Rizespor, öyle sıradan bir ekip asla değil... Onca eksiğine karşın içerde, dışarda, tüm oyun şablonu galibiyet üzerine kurulu.
Savunmasına asla yaslanmıyor. İlk yarıda Beşiktaş’a tam dört pozisyon vermesi de bunun en büyük göstergesidir. İşin özeti, Rizespor hem oyunu güzelleştirmek, hem de puan ya da puanlar almak için mücadele ediyor. Bu felsefeyi takımına monte eden Rıza Çalımbay hocamızı kutluyoruz, ama savunmasına da mutlaka çeki-düzen vermesi şart. Aksi taktirde Rize’nin bu zorlu kulvarda çok canı yanar, bizden söylemesi.

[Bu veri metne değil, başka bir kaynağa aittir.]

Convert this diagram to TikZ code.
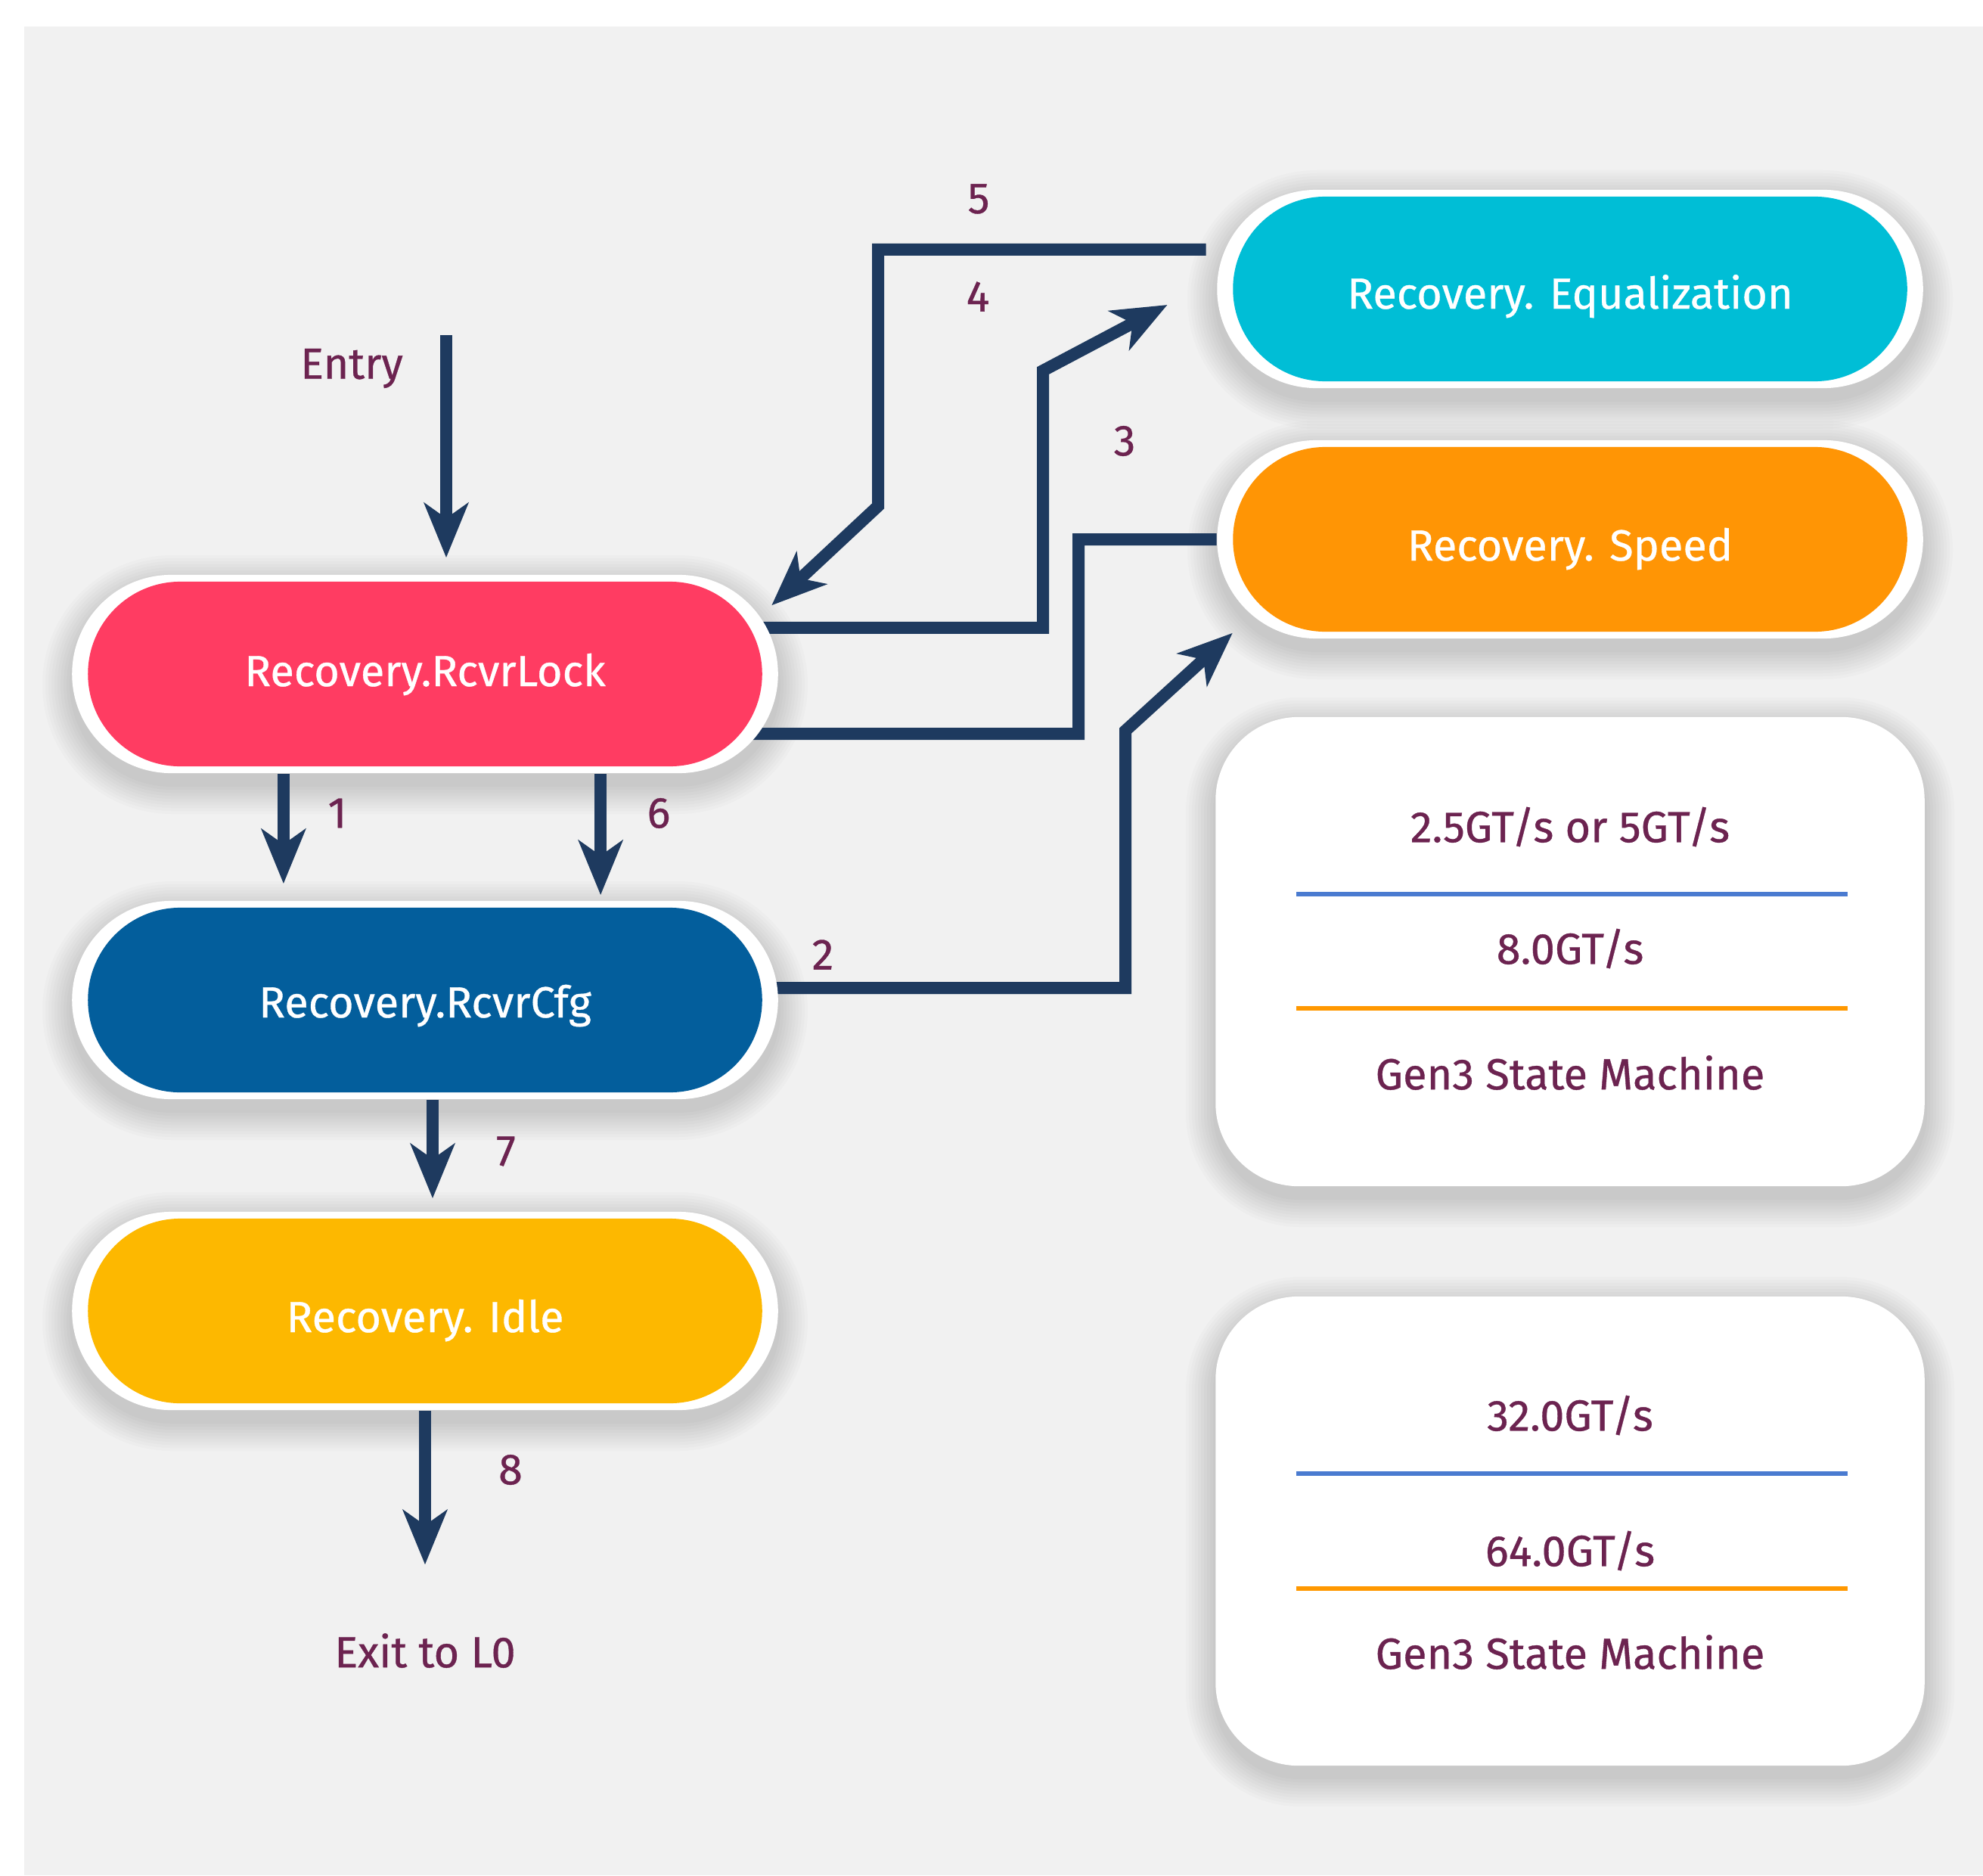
\documentclass[tikz,border=0pt]{standalone}
\usepackage{fontspec}
\setmainfont{Fira Sans}[FakeBold=0.6]
\usetikzlibrary{shapes.misc,arrows.meta,calc}
\definecolor{bggrey}{HTML}{F1F1F1}
\definecolor{navy}{HTML}{1E3A5F}
\definecolor{txtpurple}{HTML}{6C2350}
\definecolor{cpink}{HTML}{FF3C62}
\definecolor{cblue}{HTML}{035E9C}
\definecolor{cyellow}{HTML}{FDB800}
\definecolor{ccyan}{HTML}{00BED6}
\definecolor{corange}{HTML}{FF9505}
\definecolor{lblue}{HTML}{4A7BD0}
\definecolor{lorange}{HTML}{FF9800}
\pgfdeclarelayer{bglayer}
\pgfdeclarelayer{shadowlayer}
\pgfdeclarelayer{edgelayer}
\pgfsetlayers{bglayer,shadowlayer,edgelayer,main}
% soft shadow: cx, cy, half width, half height, corner radius (all in px)
\newcommand\mysoftshadow[5]{%
  \foreach \k in {1,...,10}{%
    \pgfmathsetmacro\rr{(#5+4*\k)*0.01}%
    \fill[black, opacity=0.014, rounded corners=\rr cm]
      ({#1-#3-4*\k},{#2-#4-4*\k+14}) rectangle ({#1+#3+4*\k},{#2+#4+4*\k+14});
  }%
}
% text lowered by #1 with zero height/depth, so the node centre sits on the baseline
\newcommand\ptxt[2]{\raisebox{#1}[0pt][0pt]{#2}}
\begin{document}
\begin{tikzpicture}[x=0.01cm,y=-0.01cm,
  every node/.style={font=\fontsize{16.4}{19}\selectfont},
  pillbg/.style={rounded rectangle, fill=white, minimum width=9.33cm, minimum height=2.62cm, inner sep=0pt},
  pill/.style={rounded rectangle, minimum width=8.91cm, minimum height=2.44cm, inner sep=0pt, text=white},
  card/.style={rectangle, rounded corners=1.1cm, fill=white, minimum width=9.37cm, minimum height=6.2cm, inner sep=0pt},
  lbl/.style={text=txtpurple, inner sep=0pt},
  conn/.style={draw=navy, line width=0.16cm},
  arr/.style={conn, -{Stealth[length=0.72cm,width=0.58cm,inset=0.2cm]}},
  sepline/.style={line width=0.06cm}
]
\useasboundingbox (0,0) rectangle (2622,2479);
\begin{pgfonlayer}{bglayer}
\fill[white] (0,0) rectangle (2622,2479);
\fill[bggrey] (32,35) rectangle (2622,2479);
\end{pgfonlayer}

\begin{pgfonlayer}{shadowlayer}
\mysoftshadow{562}{891}{466}{131}{131}
\mysoftshadow{562}{1322}{466}{131}{131}
\mysoftshadow{562}{1733}{466}{131}{131}
\mysoftshadow{2076}{382}{466}{131}{131}
\mysoftshadow{2076}{713}{466}{131}{131}
\mysoftshadow{2076}{1258}{468}{310}{110}
\mysoftshadow{2076}{2024}{468}{310}{110}
\end{pgfonlayer}

% state pills
\node[pillbg] (lockbg) at (562,891) {};
\node[pill, fill=cpink] (lock) at (562,891) {\ptxt{-0.16cm}{Recovery.RcvrLock}};
\node[pillbg] (cfgbg) at (562,1322) {};
\node[pill, fill=cblue] (cfg) at (562,1322) {\ptxt{-0.23cm}{Recovery.RcvrCfg}};
\node[pillbg] (idlebg) at (562,1733) {};
\node[pill, fill=cyellow] (idle) at (562,1733) {\ptxt{-0.28cm}{Recovery. Idle}};
\node[pillbg] (eqbg) at (2076,382) {};
\node[pill, fill=ccyan] (eq) at (2076,382) {\ptxt{-0.26cm}{Recovery. Equalization}};
\node[pillbg] (speedbg) at (2076,713) {};
\node[pill, fill=corange] (speed) at (2076,713) {\ptxt{-0.28cm}{Recovery. Speed}};

% cards
\node[card] (card1) at (2076,1258) {};
\node[lbl] (c1a) at (2076,1093) {2.5GT/s or 5GT/s};
\node[lbl] (c1b) at (2076,1254) {8.0GT/s};
\node[lbl] (c1c) at (2076,1418) {Gen3 State Machine};
\draw[sepline, lblue] (1714,1182) -- (2443,1182);
\draw[sepline, lorange] (1714,1333) -- (2443,1333);

\node[card] (card2) at (2076,2024) {};
\node[lbl] (c2a) at (2076,1871) {32.0GT/s};
\node[lbl] (c2b) at (2076,2050) {64.0GT/s};
\node[lbl] (c2c) at (2076,2184) {Gen3 State Machine};
\draw[sepline, lblue] (1714,1948) -- (2443,1948);
\draw[sepline, lorange] (1714,2100) -- (2443,2100);

% labels
\node[lbl] (entry) at (465,487) {Entry};
\coordinate (entrytop) at (590,443);
\node[lbl] (exit) at (562,2182) {Exit to L0};
\node[lbl] (n1) at (446,1075) {1};
\node[lbl] (n2) at (1088,1262) {2};
\node[lbl] (n3) at (1487,583) {3};
\node[lbl] (n4) at (1293,392) {4};
\node[lbl] (n5) at (1294,263) {5};
\node[lbl] (n6) at (871,1075) {6};
\node[lbl] (n7) at (669,1522) {7};
\node[lbl] (n8) at (675,1943) {8};

\begin{pgfonlayer}{edgelayer}
\draw[arr, shorten >=0.22cm] (entrytop) -- (entrytop |- lockbg.north);
\draw[arr, shorten >=0.22cm] ([xshift=-1.87cm]lockbg.south) -- ([xshift=-1.87cm]cfgbg.north);
\draw[arr, shorten >=0.07cm] ([xshift=2.32cm]lockbg.south) -- ([xshift=2.32cm]cfgbg.north);
\draw[arr, shorten >=0.17cm] ([xshift=0.1cm]cfgbg.south) -- ([xshift=0.1cm]idlebg.north);
\draw[arr, shorten >=0.9cm] (idlebg.south) -- (exit.north);
% 2
\draw[arr] ([xshift=-0.3cm,yshift=0.16cm]cfg.east) -| (1488,966) -- ([xshift=-4.46cm,yshift=0.08cm]speedbg.south);
% 3
\draw[arr] ([xshift=-0.3cm,yshift=0.61cm]lock.east) -| (1379,490) -- ([xshift=-0.65cm,yshift=-0.21cm]eqbg.west);
% 4/5
\draw[arr] ([xshift=-0.14cm,yshift=0.52cm]eqbg.west) -| (1161,669) -- ([xshift=4.58cm,yshift=-0.41cm]lockbg.north);
% speed -> lock
\draw[conn] (speedbg.west) -| (1426,970) -- ([xshift=-0.4cm,yshift=-0.79cm]lock.east);
\end{pgfonlayer}
\end{tikzpicture}
\end{document}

Örnek dünkü maç... Valla, Rize yatsın - kalksın o sayısız fırsatları beceriksizce gole çeviremeyen başta Almeida (2) olmak üzere, Veli, Gökhan Töre ve Necip’e dua etsin. Hele hele Almeida’nın atamadığı iki yüzde yüzlük fırsat var ki, vay anam, vay! O fırsatlar gollere dönüşse, Rize, tarihi fark yerdi hocam fark! Her maçta şans hep sizden yana olmaz sevgili Rıza hocam!
Bilic’i sürekli eleştirdiğim için dostlar bana kızıyorlar! Kişilere önyargılı değilim... Beşiktaş’taki eksiklikleri - sıkıntıları, gelecekle ilgili kaygılarımızı dile getirmenin neresi yanlış acaba? Biz ne dedik, ‘Aman haaaa (dörtte-dört) hiç kimseyi yanıltmasın, umutlandırmasın’... Bu süreçte, Bilic’in hatalarını eleştirdik, zaman da bizleri haklı çıkardı. Valla, Almeida o fırsatı gol yapamadığı için ona kimse kızmasın. Asıl kızılacak birisi varsa o da Bilic’tir.
Niye mi?
Almeida forvette tek... Kanatlardan tık yok! Bir kafa şutu vuramadan, oyundan çıktı! Şimdi, Almeida orta sahaya kadar gelip hem top kapacak, hem de gol atacak... Yok ya!
Peki, adama şunu sormazlar mı, sahanızda maça çıkıyorsunuz, üç puanı hedefliyorsunuz, ama uzun süre tek forvete takımı nasıl mahkum ediyorsunuz? Niye Mustafa Pektemek, Dentinho, ya da Ömer Şişmanoğlu yedekte? İş işten geçmiş, iki puan kuş olup uçmuş, tren kaçmış, üçünü de oyuna sürüyorsunuz! Tamam, bu hamleler baskıyı da getirdi, doğru.
Peki, ya gol, ya da üç puan nerde?
Yok, gitti, iki puan daha!
Beşiktaş’ta bir gerçek daha var ki, görmemezlikten gelmek ayıp olur... O yere göğe sığdıramadığımız Fernandes, eski formunda asla değil. Atiba’nın yokluğunda tüm yük onun üzerinde, ne oyunu rakip alana yıkabiliyor, ne de takımı ateşleyebiliyor. Bunun da temelinde hem yalnızlık, hem de fiziksel olarak güç kaybı yatıyor. Olcay da kötü. Gökhan Töre de bal yapmayan arı gibi! Veli’yi sadece girdiği gollük pozisyonda görebildik.
Ya Slvestre o fırsatı gole çevirseydi?